--- start of Data block ---

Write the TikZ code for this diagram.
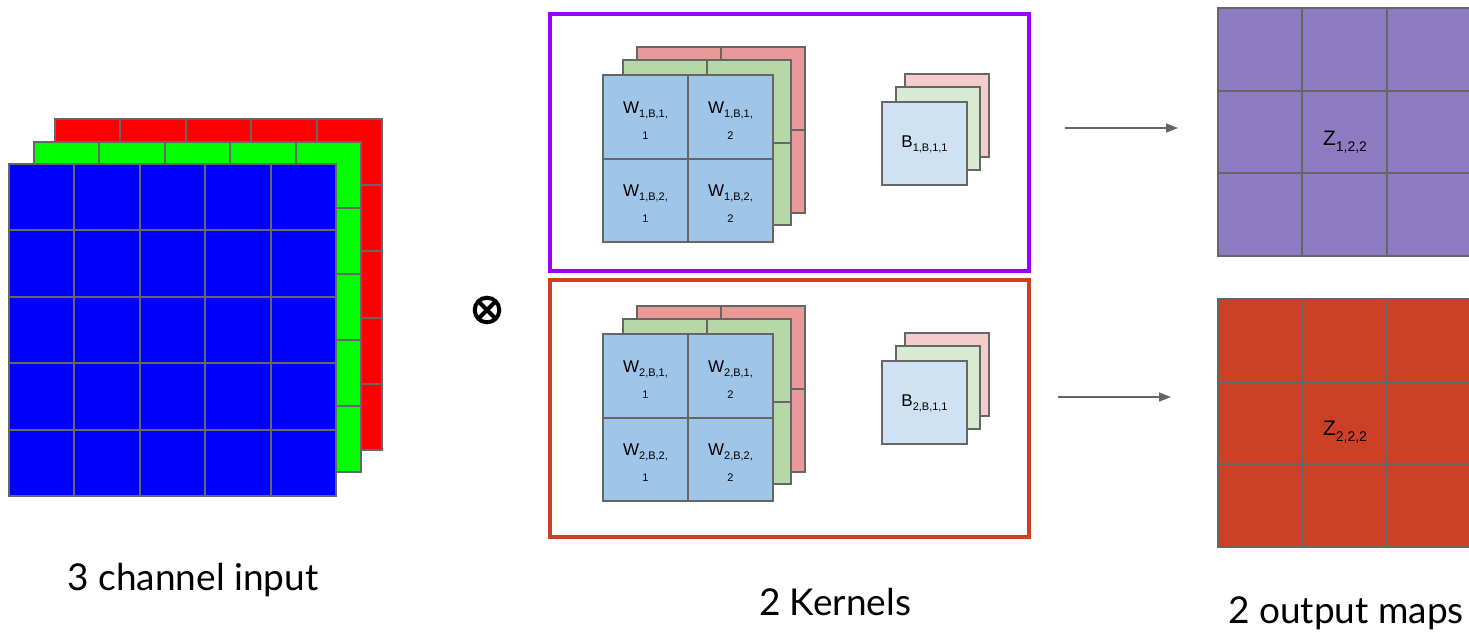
\documentclass[tikz,border=0pt]{standalone}
\usepackage{fontspec}
\setmainfont{Liberation Sans}
\newfontfamily\labelfont{Lato}
\usetikzlibrary{arrows.meta}

\definecolor{gridgray}{HTML}{666666}
\definecolor{inR}{HTML}{FF0000}
\definecolor{inG}{HTML}{00FF00}
\definecolor{inB}{HTML}{0000FF}
\definecolor{kR}{HTML}{EA9999}
\definecolor{kG}{HTML}{B6D7A8}
\definecolor{kB}{HTML}{9FC5E8}
\definecolor{bR}{HTML}{F4CCCC}
\definecolor{bG}{HTML}{D9EAD3}
\definecolor{bB}{HTML}{CFE2F3}
\definecolor{kpurple}{HTML}{9900FF}
\definecolor{kred}{HTML}{CC4125}
\definecolor{outP}{HTML}{8E7CC3}
\definecolor{outR}{HTML}{CC4125}

\tikzset{
  gridln/.style={draw=gridgray, line width=2pt},
  kernelbox/.style={line width=4.5pt},
  flow/.style={draw=gridgray, line width=1.6pt, -{Triangle[length=12pt,width=9pt]}},
  caption/.style={font=\labelfont\fontsize{37}{42}\selectfont, inner sep=0pt},
  wlabel/.style={font=\fontsize{17}{19}\selectfont, align=center, inner sep=0pt},
  zlabel/.style={font=\fontsize{21}{23}\selectfont, inner sep=0pt},
}

% a filled sheet of n x n cells: x0 y0 x1 y1 n fill
\newcommand\gridsheet[6]{%
  \fill[#6] (#1,#2) rectangle (#3,#4);
  \pgfmathtruncatemacro\gsm{#5-1}%
  \ifnum\gsm>0
  \foreach \k in {1,...,\gsm}{%
    \draw[gridln] ({#1+(#3-#1)*\k/#5},#2) -- ({#1+(#3-#1)*\k/#5},#4);
    \draw[gridln] (#1,{#2+(#4-#2)*\k/#5}) -- (#3,{#2+(#4-#2)*\k/#5});
  }%
  \fi
  \draw[gridln] (#1,#2) rectangle (#3,#4);
}

% weight label: W with a subscript that wraps onto a second line
\newcommand\wtext[2]{W\raisebox{-4pt}{\fontsize{11}{12}\selectfont #1}\\[7pt]{\fontsize{11}{12}\selectfont #2}}

\begin{document}
\begin{tikzpicture}[x=1pt,y=-1pt]
\useasboundingbox (0,0) rectangle (1469,633);

% ---- three channel input ----
\gridsheet{55}{119}{382}{450}{5}{inR}
\gridsheet{34}{142}{361}{472}{5}{inG}
\gridsheet{9}{164}{336}{496}{5}{inB}
\node[caption] (incap) at (193,580) {3 channel input};

% ---- convolution operator ----
\draw[line width=4pt] (487,310) circle (12.3);
\draw[line width=4pt] (478.3,301.3) -- (495.7,318.7) (478.3,318.7) -- (495.7,301.3);
\coordinate (op) at (487,310);

% ---- kernel frames ----
\draw[kernelbox, kpurple] (550,14) rectangle (1029,271);
\draw[kernelbox, kred] (550,280) rectangle (1029,537);

% ---- kernel 1 ----
\gridsheet{637}{47}{805}{213}{2}{kR}
\gridsheet{623}{60}{791}{225}{2}{kG}
\gridsheet{603}{75}{773}{242}{2}{kB}
\node[wlabel] (w111) at (645.5,121) {\wtext{1,B,1,}{1}};
\node[wlabel] (w112) at (730.5,121) {\wtext{1,B,1,}{2}};
\node[wlabel] (w121) at (645.5,204) {\wtext{1,B,2,}{1}};
\node[wlabel] (w122) at (730.5,204) {\wtext{1,B,2,}{2}};
\gridsheet{905}{74}{989}{157}{1}{bR}
\gridsheet{896}{87}{980}{170}{1}{bG}
\gridsheet{882}{102}{967}{185}{1}{bB}
\node[wlabel] (b1) at (924.5,144) {B\raisebox{-4pt}{\fontsize{11}{12}\selectfont 1,B,1,1}};

% ---- kernel 2 ----
\gridsheet{637}{306}{805}{472}{2}{kR}
\gridsheet{623}{319}{791}{484}{2}{kG}
\gridsheet{603}{334}{773}{501}{2}{kB}
\node[wlabel] (w211) at (645.5,380) {\wtext{2,B,1,}{1}};
\node[wlabel] (w212) at (730.5,380) {\wtext{2,B,1,}{2}};
\node[wlabel] (w221) at (645.5,463) {\wtext{2,B,2,}{1}};
\node[wlabel] (w222) at (730.5,463) {\wtext{2,B,2,}{2}};
\gridsheet{905}{333}{989}{416}{1}{bR}
\gridsheet{896}{346}{980}{429}{1}{bG}
\gridsheet{882}{361}{967}{444}{1}{bB}
\node[wlabel] (b2) at (924.5,403) {B\raisebox{-4pt}{\fontsize{11}{12}\selectfont 2,B,1,1}};

\node[caption] (kcap) at (835,602) {2 Kernels};

% ---- arrows to the output maps ----
\coordinate (a1s) at (1065,128);
\coordinate (a1e) at (1178,128);
\coordinate (a2s) at (1058,397);
\coordinate (a2e) at (1171,397);
\draw[flow] (a1s) -- (a1e);
\draw[flow] (a2s) -- (a2e);

% ---- output maps ----
\gridsheet{1218}{8}{1471}{256}{3}{outP}
\gridsheet{1218}{299}{1471}{547}{3}{outR}
\node[zlabel] (z1) at (1345,142) {Z\raisebox{-6pt}{\fontsize{14}{16}\selectfont 1,2,2}};
\node[zlabel] (z2) at (1345,432) {Z\raisebox{-6pt}{\fontsize{14}{16}\selectfont 2,2,2}};

\node[caption] (ocap) at (1346,613) {2 output maps};
\end{tikzpicture}
\end{document}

--- end of Data block ---

◆ Do this ◆
Go from the first line of the listing to the line holding "(0,0) rectangle (1469,633);" and, please, transcribe those lines exactly, both included, with no pictures.

◆ Task output ◆
Write the TikZ code for this diagram.
\documentclass[tikz,border=0pt]{standalone}
\usepackage{fontspec}
\setmainfont{Liberation Sans}
\newfontfamily\labelfont{Lato}
\usetikzlibrary{arrows.meta}

\definecolor{gridgray}{HTML}{666666}
\definecolor{inR}{HTML}{FF0000}
\definecolor{inG}{HTML}{00FF00}
\definecolor{inB}{HTML}{0000FF}
\definecolor{kR}{HTML}{EA9999}
\definecolor{kG}{HTML}{B6D7A8}
\definecolor{kB}{HTML}{9FC5E8}
\definecolor{bR}{HTML}{F4CCCC}
\definecolor{bG}{HTML}{D9EAD3}
\definecolor{bB}{HTML}{CFE2F3}
\definecolor{kpurple}{HTML}{9900FF}
\definecolor{kred}{HTML}{CC4125}
\definecolor{outP}{HTML}{8E7CC3}
\definecolor{outR}{HTML}{CC4125}

\tikzset{
  gridln/.style={draw=gridgray, line width=2pt},
  kernelbox/.style={line width=4.5pt},
  flow/.style={draw=gridgray, line width=1.6pt, -{Triangle[length=12pt,width=9pt]}},
  caption/.style={font=\labelfont\fontsize{37}{42}\selectfont, inner sep=0pt},
  wlabel/.style={font=\fontsize{17}{19}\selectfont, align=center, inner sep=0pt},
  zlabel/.style={font=\fontsize{21}{23}\selectfont, inner sep=0pt},
}

% a filled sheet of n x n cells: x0 y0 x1 y1 n fill
\newcommand\gridsheet[6]{%
  \fill[#6] (#1,#2) rectangle (#3,#4);
  \pgfmathtruncatemacro\gsm{#5-1}%
  \ifnum\gsm>0
  \foreach \k in {1,...,\gsm}{%
    \draw[gridln] ({#1+(#3-#1)*\k/#5},#2) -- ({#1+(#3-#1)*\k/#5},#4);
    \draw[gridln] (#1,{#2+(#4-#2)*\k/#5}) -- (#3,{#2+(#4-#2)*\k/#5});
  }%
  \fi
  \draw[gridln] (#1,#2) rectangle (#3,#4);
}

% weight label: W with a subscript that wraps onto a second line
\newcommand\wtext[2]{W\raisebox{-4pt}{\fontsize{11}{12}\selectfont #1}\\[7pt]{\fontsize{11}{12}\selectfont #2}}

\begin{document}
\begin{tikzpicture}[x=1pt,y=-1pt]
\useasboundingbox (0,0) rectangle (1469,633);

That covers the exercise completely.